Instructions for the task: Starting at the line containing "The picture is", please quote every line up to and including the line containing "const GRAY = '#A5A5A5';", exactly, and nothing beyond.

Supplied material:

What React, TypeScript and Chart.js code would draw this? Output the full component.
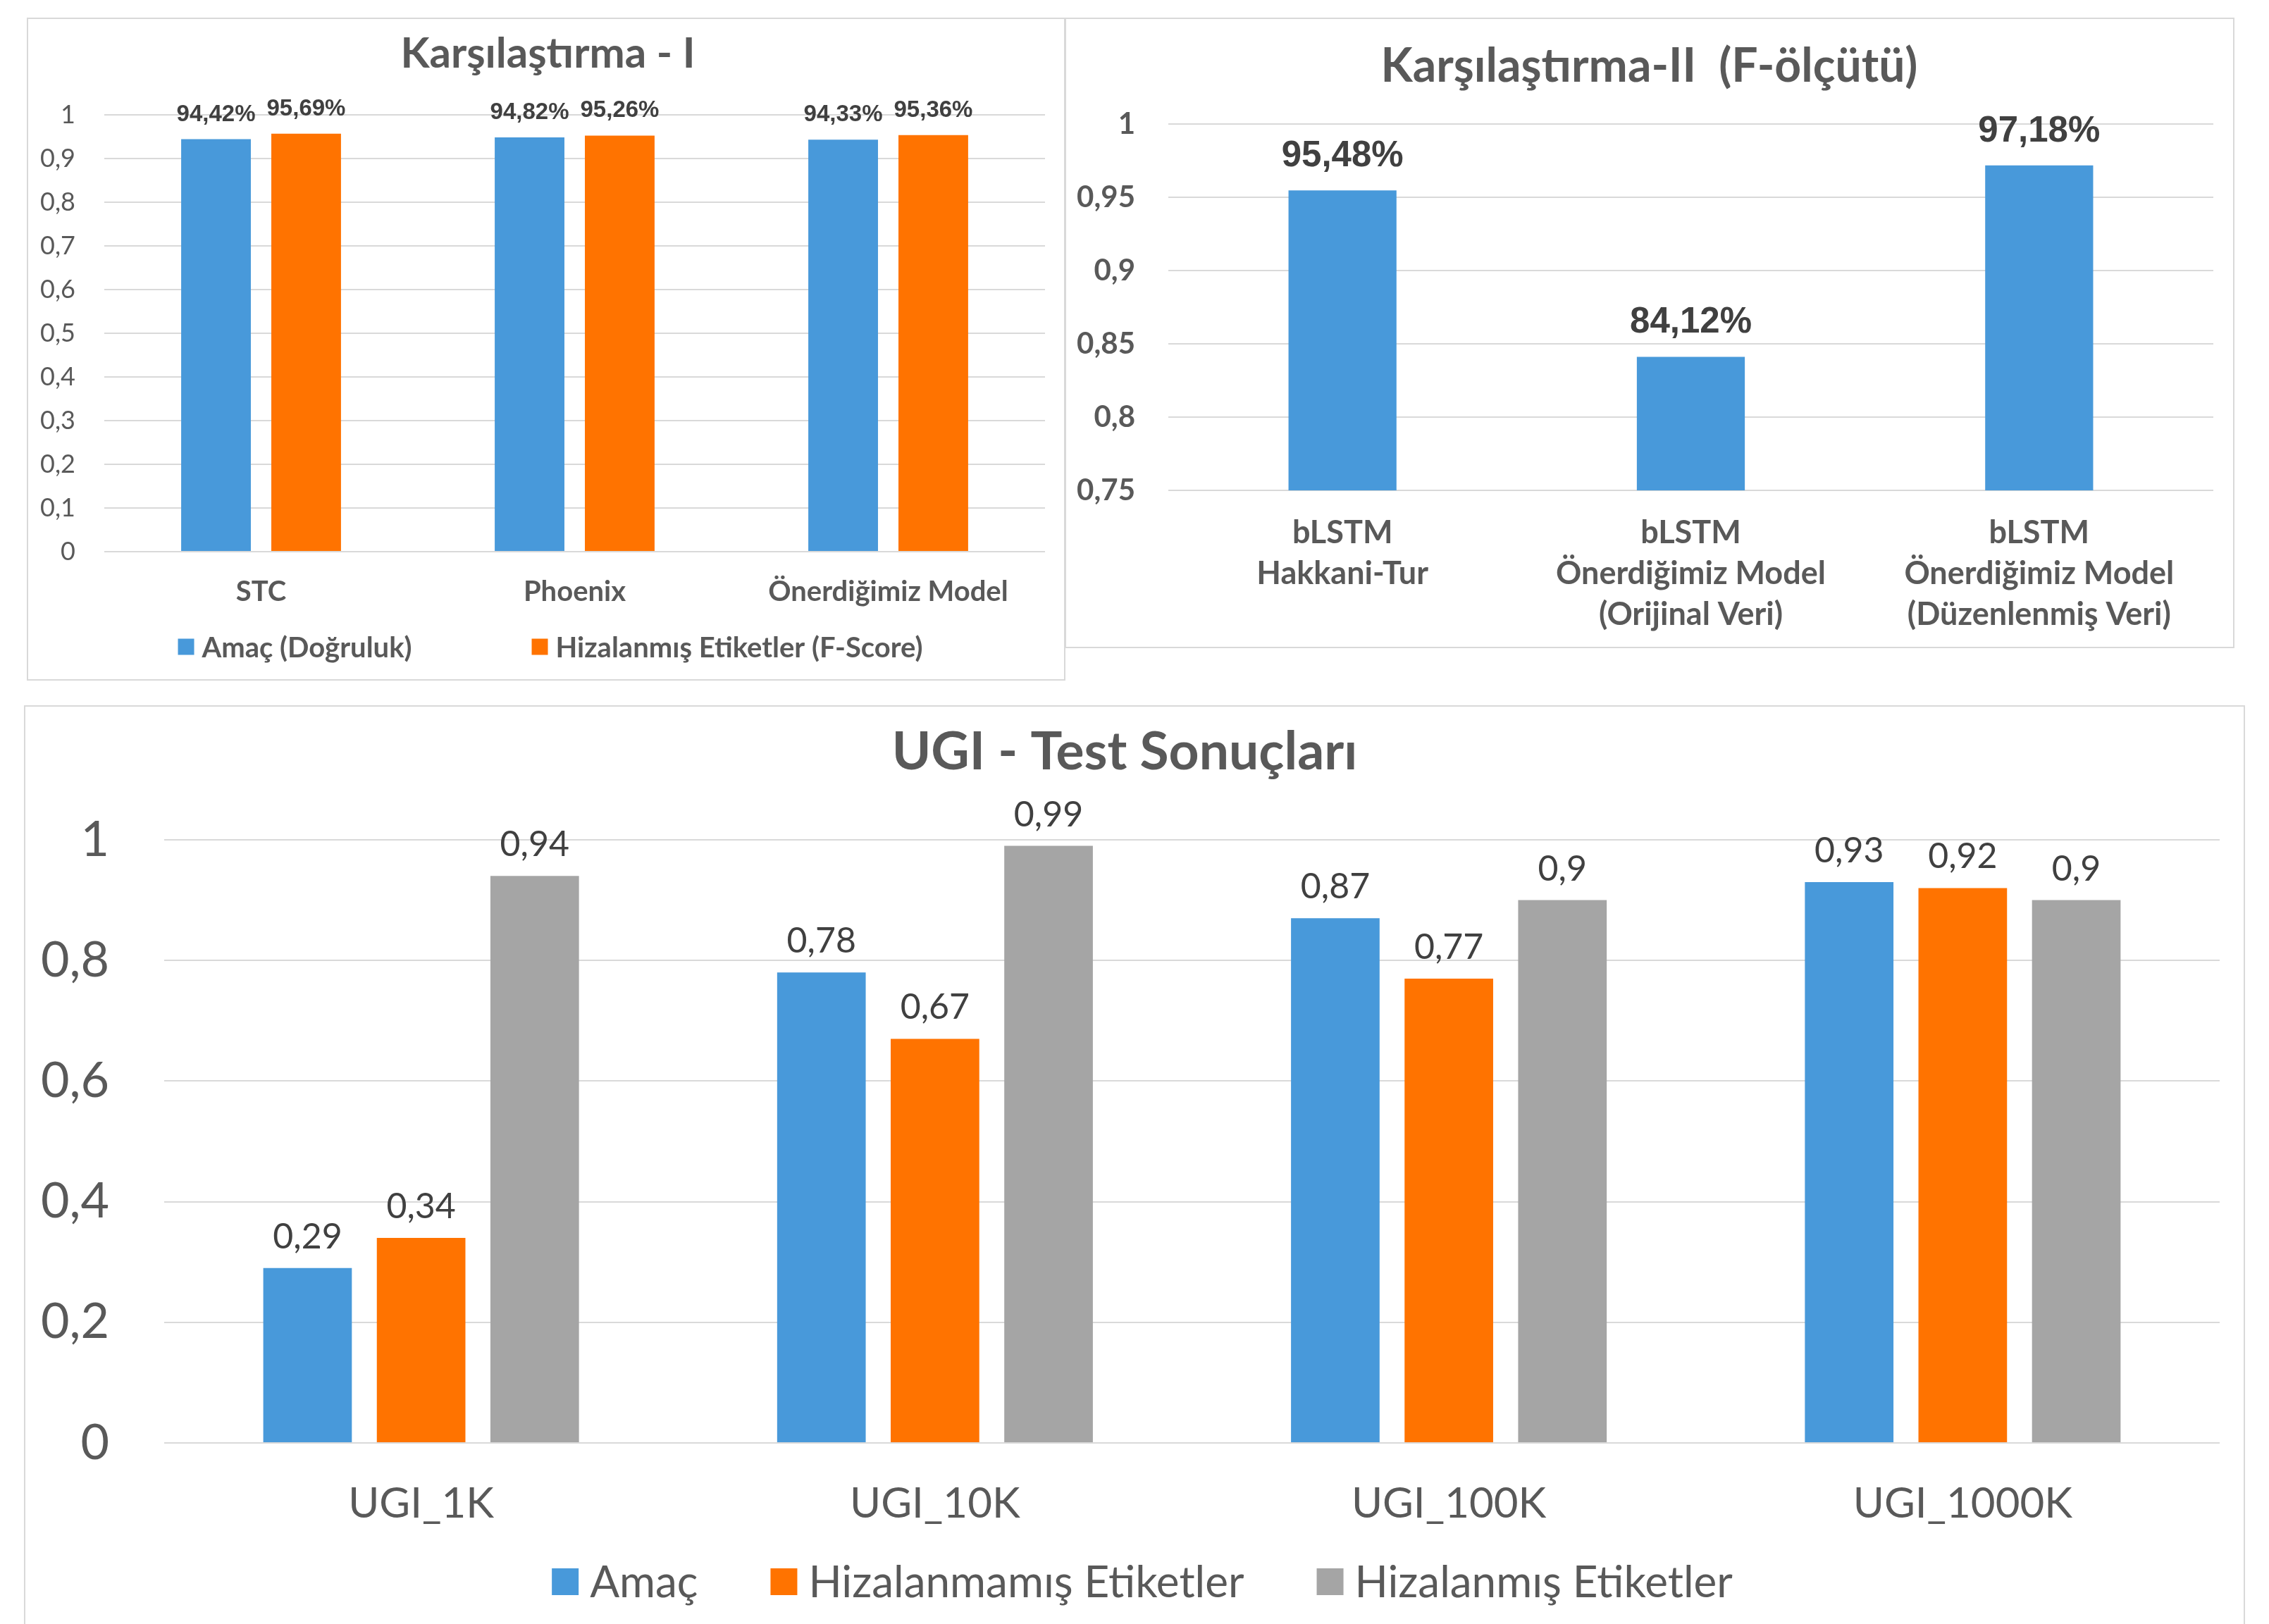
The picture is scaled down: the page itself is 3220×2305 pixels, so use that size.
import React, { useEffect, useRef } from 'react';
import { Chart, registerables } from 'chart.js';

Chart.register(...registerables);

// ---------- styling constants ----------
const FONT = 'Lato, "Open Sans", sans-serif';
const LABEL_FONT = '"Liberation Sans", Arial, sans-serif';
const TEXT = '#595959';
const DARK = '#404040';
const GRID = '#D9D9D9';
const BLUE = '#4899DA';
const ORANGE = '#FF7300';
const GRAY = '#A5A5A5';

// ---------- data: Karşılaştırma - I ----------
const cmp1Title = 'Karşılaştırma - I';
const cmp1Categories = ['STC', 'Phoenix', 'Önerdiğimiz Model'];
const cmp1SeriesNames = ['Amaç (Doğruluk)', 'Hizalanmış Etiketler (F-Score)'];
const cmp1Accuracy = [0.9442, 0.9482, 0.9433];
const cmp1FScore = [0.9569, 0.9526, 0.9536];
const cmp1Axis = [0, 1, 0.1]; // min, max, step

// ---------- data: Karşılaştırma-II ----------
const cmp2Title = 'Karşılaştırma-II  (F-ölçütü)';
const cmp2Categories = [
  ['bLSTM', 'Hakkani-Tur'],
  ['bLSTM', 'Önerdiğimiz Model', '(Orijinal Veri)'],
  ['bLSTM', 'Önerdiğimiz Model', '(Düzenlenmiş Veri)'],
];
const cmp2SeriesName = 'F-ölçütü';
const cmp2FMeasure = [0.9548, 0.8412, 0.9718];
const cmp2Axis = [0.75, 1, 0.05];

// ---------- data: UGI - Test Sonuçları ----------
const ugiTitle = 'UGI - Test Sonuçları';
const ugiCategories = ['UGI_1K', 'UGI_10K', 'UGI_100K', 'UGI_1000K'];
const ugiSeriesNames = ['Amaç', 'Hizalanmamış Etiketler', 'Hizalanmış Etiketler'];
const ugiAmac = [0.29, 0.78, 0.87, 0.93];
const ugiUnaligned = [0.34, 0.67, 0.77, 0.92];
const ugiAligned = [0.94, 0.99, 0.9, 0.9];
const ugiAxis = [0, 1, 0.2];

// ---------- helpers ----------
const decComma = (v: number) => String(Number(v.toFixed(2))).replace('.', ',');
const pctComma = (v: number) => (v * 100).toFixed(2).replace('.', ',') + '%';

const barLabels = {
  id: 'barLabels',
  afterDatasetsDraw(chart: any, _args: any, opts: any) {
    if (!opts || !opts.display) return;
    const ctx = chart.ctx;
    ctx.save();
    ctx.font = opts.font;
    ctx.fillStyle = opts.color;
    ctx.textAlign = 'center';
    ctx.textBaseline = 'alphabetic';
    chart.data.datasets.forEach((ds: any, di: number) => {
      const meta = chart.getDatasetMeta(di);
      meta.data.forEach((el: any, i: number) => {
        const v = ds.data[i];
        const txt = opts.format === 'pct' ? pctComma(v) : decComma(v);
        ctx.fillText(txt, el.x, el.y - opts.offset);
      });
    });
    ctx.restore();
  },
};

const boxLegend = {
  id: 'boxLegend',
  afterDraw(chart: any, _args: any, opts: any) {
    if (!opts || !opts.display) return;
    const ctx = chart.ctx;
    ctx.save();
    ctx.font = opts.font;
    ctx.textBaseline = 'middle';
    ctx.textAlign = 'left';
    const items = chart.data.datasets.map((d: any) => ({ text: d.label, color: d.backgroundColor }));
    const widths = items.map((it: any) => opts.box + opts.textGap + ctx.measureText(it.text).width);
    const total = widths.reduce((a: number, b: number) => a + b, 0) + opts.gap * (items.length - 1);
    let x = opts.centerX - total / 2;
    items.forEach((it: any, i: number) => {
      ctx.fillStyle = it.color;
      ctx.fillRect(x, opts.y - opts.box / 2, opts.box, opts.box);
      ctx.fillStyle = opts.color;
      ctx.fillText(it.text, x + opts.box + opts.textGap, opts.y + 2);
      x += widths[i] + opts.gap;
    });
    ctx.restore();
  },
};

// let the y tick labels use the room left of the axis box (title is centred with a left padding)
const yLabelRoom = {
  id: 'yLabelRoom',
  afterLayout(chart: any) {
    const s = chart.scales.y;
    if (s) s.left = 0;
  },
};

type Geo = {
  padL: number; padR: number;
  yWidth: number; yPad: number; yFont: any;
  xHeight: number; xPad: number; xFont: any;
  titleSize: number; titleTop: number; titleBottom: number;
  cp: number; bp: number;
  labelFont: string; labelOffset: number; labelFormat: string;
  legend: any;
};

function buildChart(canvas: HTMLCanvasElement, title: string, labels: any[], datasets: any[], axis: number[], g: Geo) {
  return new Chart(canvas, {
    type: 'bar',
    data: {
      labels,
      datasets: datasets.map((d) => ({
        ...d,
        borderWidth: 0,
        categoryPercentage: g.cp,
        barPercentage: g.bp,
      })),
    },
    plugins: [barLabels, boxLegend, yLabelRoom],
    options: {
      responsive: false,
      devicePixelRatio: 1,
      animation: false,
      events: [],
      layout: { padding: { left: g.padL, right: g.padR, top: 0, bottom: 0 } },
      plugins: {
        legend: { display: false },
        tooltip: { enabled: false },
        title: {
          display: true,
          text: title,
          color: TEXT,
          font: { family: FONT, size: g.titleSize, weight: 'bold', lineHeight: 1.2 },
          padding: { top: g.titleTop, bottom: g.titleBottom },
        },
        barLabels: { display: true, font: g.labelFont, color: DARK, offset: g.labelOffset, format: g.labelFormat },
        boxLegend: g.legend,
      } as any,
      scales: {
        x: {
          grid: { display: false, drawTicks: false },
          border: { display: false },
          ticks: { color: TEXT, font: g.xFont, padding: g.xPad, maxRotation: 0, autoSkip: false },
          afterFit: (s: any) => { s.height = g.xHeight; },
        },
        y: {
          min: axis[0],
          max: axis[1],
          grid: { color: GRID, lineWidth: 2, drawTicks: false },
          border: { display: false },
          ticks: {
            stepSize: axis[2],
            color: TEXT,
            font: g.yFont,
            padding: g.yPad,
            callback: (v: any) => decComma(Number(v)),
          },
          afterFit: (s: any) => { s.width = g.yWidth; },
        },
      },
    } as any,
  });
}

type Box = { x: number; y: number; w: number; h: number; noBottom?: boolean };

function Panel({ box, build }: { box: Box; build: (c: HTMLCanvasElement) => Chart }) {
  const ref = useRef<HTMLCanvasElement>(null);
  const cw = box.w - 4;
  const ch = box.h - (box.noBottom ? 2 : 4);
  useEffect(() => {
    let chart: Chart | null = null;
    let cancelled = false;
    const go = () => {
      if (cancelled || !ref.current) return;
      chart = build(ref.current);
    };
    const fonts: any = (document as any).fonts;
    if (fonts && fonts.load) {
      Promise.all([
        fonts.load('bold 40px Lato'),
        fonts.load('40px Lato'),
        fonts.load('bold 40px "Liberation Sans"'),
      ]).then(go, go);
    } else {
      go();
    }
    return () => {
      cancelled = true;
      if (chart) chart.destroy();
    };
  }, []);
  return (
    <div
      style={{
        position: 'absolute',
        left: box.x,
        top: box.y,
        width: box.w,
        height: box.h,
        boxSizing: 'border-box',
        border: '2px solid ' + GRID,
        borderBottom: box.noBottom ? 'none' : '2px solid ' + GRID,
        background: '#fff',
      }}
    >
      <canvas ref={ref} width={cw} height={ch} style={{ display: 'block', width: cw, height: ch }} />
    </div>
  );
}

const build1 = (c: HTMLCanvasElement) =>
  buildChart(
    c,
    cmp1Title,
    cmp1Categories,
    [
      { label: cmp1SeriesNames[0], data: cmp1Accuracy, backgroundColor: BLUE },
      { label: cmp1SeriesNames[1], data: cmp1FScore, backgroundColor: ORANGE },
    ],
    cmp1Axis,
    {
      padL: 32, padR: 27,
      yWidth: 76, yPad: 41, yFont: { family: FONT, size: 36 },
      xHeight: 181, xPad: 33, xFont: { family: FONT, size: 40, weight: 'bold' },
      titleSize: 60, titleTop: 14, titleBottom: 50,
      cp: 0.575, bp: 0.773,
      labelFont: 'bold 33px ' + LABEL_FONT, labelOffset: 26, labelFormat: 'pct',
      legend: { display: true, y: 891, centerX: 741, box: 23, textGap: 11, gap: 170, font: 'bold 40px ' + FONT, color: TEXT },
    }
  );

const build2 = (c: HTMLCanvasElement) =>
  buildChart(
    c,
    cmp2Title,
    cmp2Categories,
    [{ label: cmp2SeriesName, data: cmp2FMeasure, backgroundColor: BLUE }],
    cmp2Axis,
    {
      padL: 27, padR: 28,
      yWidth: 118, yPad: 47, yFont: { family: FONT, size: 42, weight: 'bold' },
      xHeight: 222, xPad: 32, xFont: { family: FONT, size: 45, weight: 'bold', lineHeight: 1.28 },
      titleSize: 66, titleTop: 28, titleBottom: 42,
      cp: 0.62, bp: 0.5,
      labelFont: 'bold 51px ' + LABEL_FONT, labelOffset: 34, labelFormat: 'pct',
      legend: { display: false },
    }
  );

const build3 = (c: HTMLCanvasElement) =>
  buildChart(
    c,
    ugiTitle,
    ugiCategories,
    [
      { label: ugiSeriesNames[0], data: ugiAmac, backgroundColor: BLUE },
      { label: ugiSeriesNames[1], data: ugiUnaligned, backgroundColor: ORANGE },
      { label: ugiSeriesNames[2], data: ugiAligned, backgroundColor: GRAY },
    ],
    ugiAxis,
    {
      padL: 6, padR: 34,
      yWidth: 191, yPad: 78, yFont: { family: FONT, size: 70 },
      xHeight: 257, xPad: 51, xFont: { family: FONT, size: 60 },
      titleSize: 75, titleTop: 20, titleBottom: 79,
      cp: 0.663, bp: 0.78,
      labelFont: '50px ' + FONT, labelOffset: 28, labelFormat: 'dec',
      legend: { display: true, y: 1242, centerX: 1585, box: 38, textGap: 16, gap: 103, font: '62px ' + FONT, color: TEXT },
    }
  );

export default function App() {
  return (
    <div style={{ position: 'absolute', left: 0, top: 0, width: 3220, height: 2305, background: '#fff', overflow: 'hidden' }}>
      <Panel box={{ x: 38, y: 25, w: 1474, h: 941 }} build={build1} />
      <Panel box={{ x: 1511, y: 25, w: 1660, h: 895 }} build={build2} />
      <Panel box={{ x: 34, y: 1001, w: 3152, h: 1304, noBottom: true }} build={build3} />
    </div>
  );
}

Solution to the exercise:
The picture is scaled down: the page itself is 3220×2305 pixels, so use that size.
import React, { useEffect, useRef } from 'react';
import { Chart, registerables } from 'chart.js';

Chart.register(...registerables);

// ---------- styling constants ----------
const FONT = 'Lato, "Open Sans", sans-serif';
const LABEL_FONT = '"Liberation Sans", Arial, sans-serif';
const TEXT = '#595959';
const DARK = '#404040';
const GRID = '#D9D9D9';
const BLUE = '#4899DA';
const ORANGE = '#FF7300';
const GRAY = '#A5A5A5';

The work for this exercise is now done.